Today, 224 million school-aged children are caught in crises and need quality education. This includes 72 million children who aren’t in school at all. Despite commitments to prioritizing support to education in crises, many donors are reducing their funding to the education sector that continues to suffer from chronic underfunding and a lack of prioritization.
The EiE Hub’s paper identifies key insights to address the chronic funding gap for education, including persistent challenges but also opportunities.
Persistent challenges
Humanitarian funding for education decreased in 2023 to US$1.12 billion - a 4% decrease from the year before.
For the first time in more than a decade, this marked an interruption to a long trend of yearly increases. This 4% drop was less than that of overall humanitarian funding, which fell by 18% in 2023, but still had a meaningful impact to education—a sector persistently underfunded compared to others.
Countries where children’s education is at greatest risk are also where education sectors are the most underfunded.
In 2023, 11 countries identified by Save the Children’s Risk to Education Index as having ‘extreme’ or ‘high’ risks to education were among the places where the education sector was also most critically underfunded.

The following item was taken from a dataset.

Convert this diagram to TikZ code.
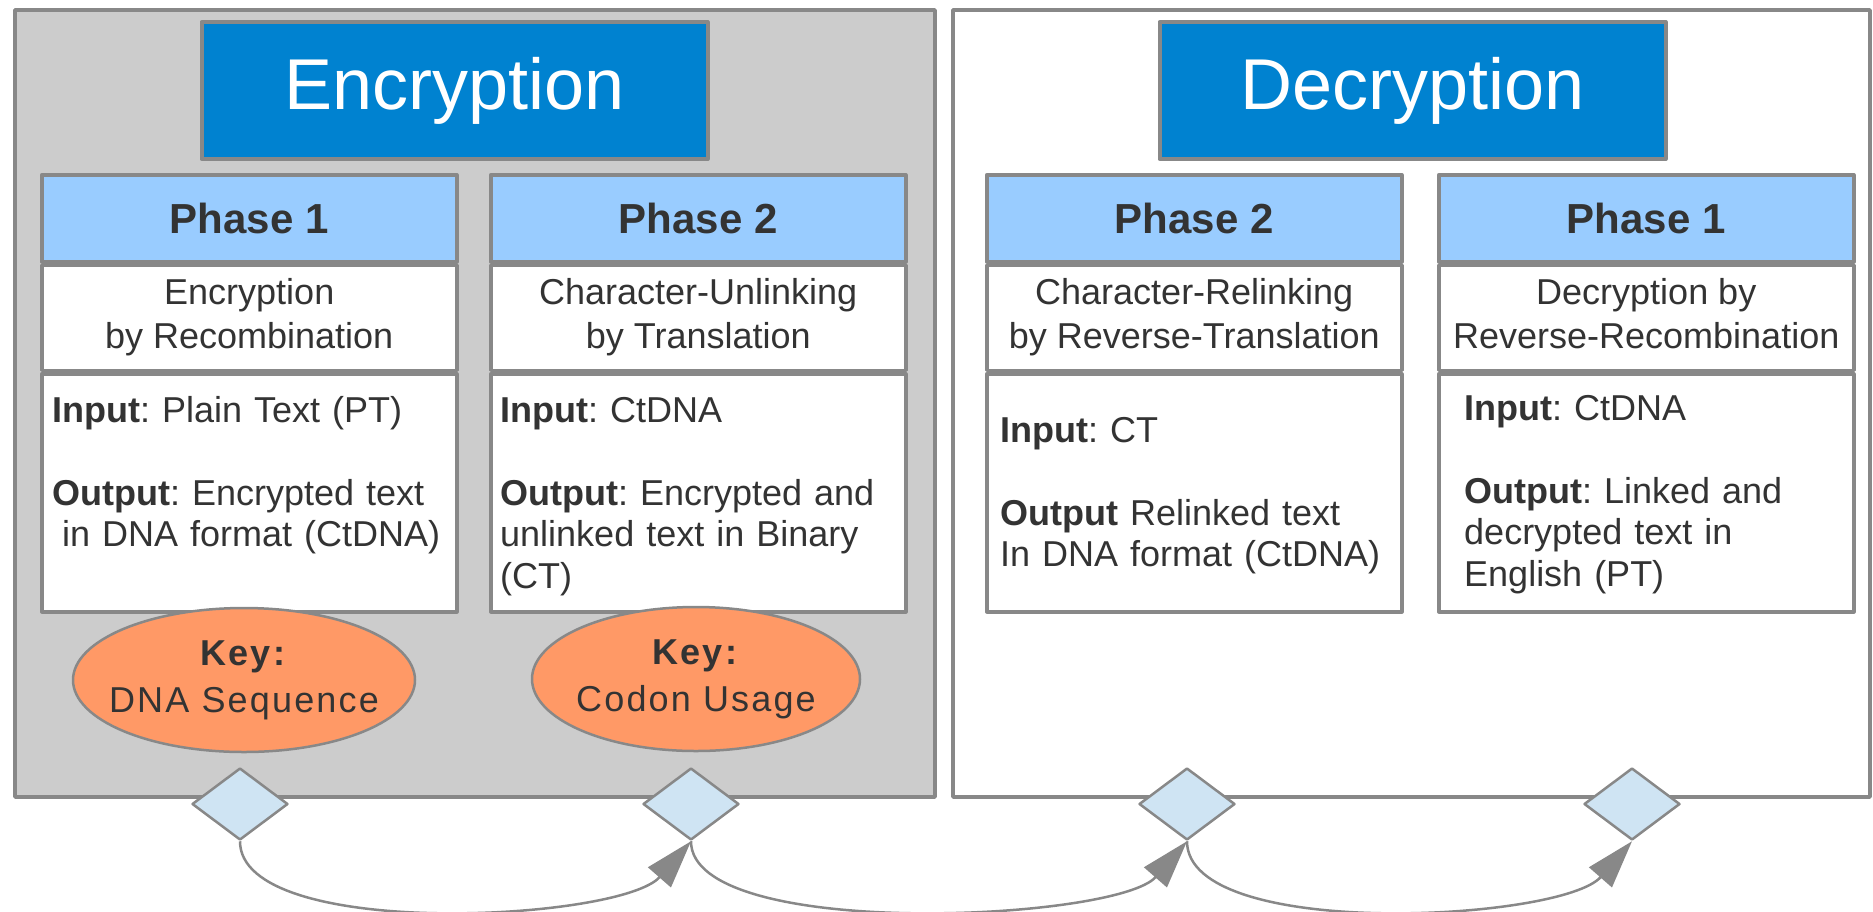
\documentclass[tikz,border=0pt]{standalone}
\usepackage{fontspec}
\setmainfont{Liberation Sans}
\frenchspacing
\usetikzlibrary{arrows.meta, bending, shapes.geometric}

\definecolor{linegray}{HTML}{888888}
\definecolor{panelgray}{HTML}{CCCCCC}
\definecolor{titleblue}{HTML}{0082D0}
\definecolor{headblue}{HTML}{99CCFF}
\definecolor{keyorange}{HTML}{FF9966}
\definecolor{joinblue}{HTML}{CFE4F3}
\definecolor{inkgray}{HTML}{333333}

\begin{document}
\begin{tikzpicture}
% Style
[
    x=1pt, y=1pt, line join=round,
    panel/.style={draw=linegray, line width=3.5pt, minimum width=920pt, minimum height=787pt, inner sep=0},
    title box/.style={draw=linegray, line width=4pt, fill=titleblue, text=white,
        minimum width=506pt, minimum height=137pt, font=\fontsize{72}{80}\selectfont},
    phasehead/.style={draw=linegray, line width=3.5pt, fill=headblue, text=inkgray,
        minimum width=415pt, minimum height=87pt, font=\fontsize{42}{48}\selectfont\bfseries},
    phasedesc/.style={draw=linegray, line width=3.5pt, fill=white, text=inkgray, inner sep=2pt,
        minimum width=415pt, minimum height=105pt, align=center, font=\fontsize{36}{44}\selectfont},
    phasebox/.style={draw=linegray, line width=3.5pt, fill=white, minimum width=415pt, minimum height=238pt},
    iotext/.style={text=inkgray, inner sep=0, text width=395pt, align=left, font=\fontsize{36}{41.5}\selectfont},
    keyoval/.style={ellipse, draw=linegray, line width=2.5pt, fill=keyorange, minimum height=144pt, inner sep=0},
    keytext/.style={text=inkgray, align=center, font=\fontsize{36}{47}\selectfont\addfontfeature{LetterSpace=6}},
    junction/.style={diamond, draw=linegray, line width=2.5pt, fill=joinblue, minimum width=96pt, minimum height=72pt, inner sep=0},
    flow/.style={draw=linegray, line width=2.5pt, -{Triangle[length=48pt, width=30pt, quick]}}
]

% Define: Params
\newcommand{\headtop}{-173} %top of the phase headers
\newcommand{\joiny}{-804}   %y of the junctions

%================================== Prepare ==================================
\newcommand{\drawphase}[6]{
    % Draw: header, description, io box and its text
    \node[phasehead, anchor=north west] (#1h) at (#2,\headtop) {#3};
    \node[phasedesc, anchor=north] (#1d) at (#1h.south) {\strut #4\strut};
    \node[phasebox, anchor=north] (#1b) at (#1d.south) {};
    \node[iotext, anchor=base west] (#1t) at ([shift={#5}]#1b.north west) {#6};
}

%=================================== Start ===================================
{
    \useasboundingbox (0,0) rectangle (1873,-911);

    % Draw: Panels
    \node[panel, fill=panelgray] (encpanel) at (475,-403.5) {};
    \node[panel, fill=white, minimum width=917pt] (decpanel) at (1411.5,-403.5) {};

    % Draw: Titles
    \node[title box] (enctitle) at (454.5,-90.5) {Encryption};
    \node[title box] (dectitle) at (1412.5,-90.5) {Decryption};

    % Draw: Phases
    \drawphase{ep1}{40}{Phase 1}{Encryption\\by Recombination}{(12,-50)}
        {\textbf{Input}: Plain Text (PT)\\[41.5pt]\textbf{Output}: Encrypted text\\\hspace*{10pt}in DNA format (CtDNA)}
    \drawphase{ep2}{489}{Phase 2}{Character-Unlinking\\by Translation}{(11,-50)}
        {\textbf{Input}: CtDNA\\[41.5pt]\textbf{Output}: Encrypted and\\unlinked text in Binary\\(CT)}
    \drawphase{dp2}{985}{Phase 2}{Character-Relinking\\by Reverse-Translation}{(15,-70)}
        {\textbf{Input}: CT\\[41.5pt]\textbf{Output} Relinked text\\In DNA format (CtDNA)}
    \drawphase{dp1}{1437}{Phase 1}{Decryption by\\Reverse-Recombination}{(27,-48)}
        {\textbf{Input}: CtDNA\\[41.5pt]\textbf{Output}: Linked and\\decrypted text in\\English (PT)}

    % Draw: Keys
    \node[keyoval, minimum width=342pt] (key1) at (244,-680) {};
    \node[keytext] (key1t) at (key1) {\textbf{Key:}\\DNA Sequence};
    \node[keyoval, minimum width=328pt] (key2) at (696,-679) {};
    \node[keytext] (key2t) at (key2) {\textbf{Key:}\\Codon Usage};

    % Draw: Junctions
    \foreach \x [count=\i] in {240, 691, 1187, 1632} {
        \node[junction] (j\i) at (\x,\joiny) {};
    }

    % Draw: Flow
    \foreach \a / \b in {1/2, 2/3, 3/4} {
        \draw[flow] (j\a.south) .. controls +(0,-100) and +(-70,-80) .. (j\b.south);
    }
}
%==================================== END ====================================

\end{tikzpicture}
\end{document}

Education requirements in the UN’s global humanitarian appeal also fell to $1.7 billion in 2024—a decrease of 26% from the year before—as part of a ‘boundary setting’ exercise led by the United Nations Office for the Coordination of Humanitarian Affairs (OCHA) in the Global Humanitarian Overview. The education sector was more affected than others, even though its proportion of funding increased to 5.1% in 2023.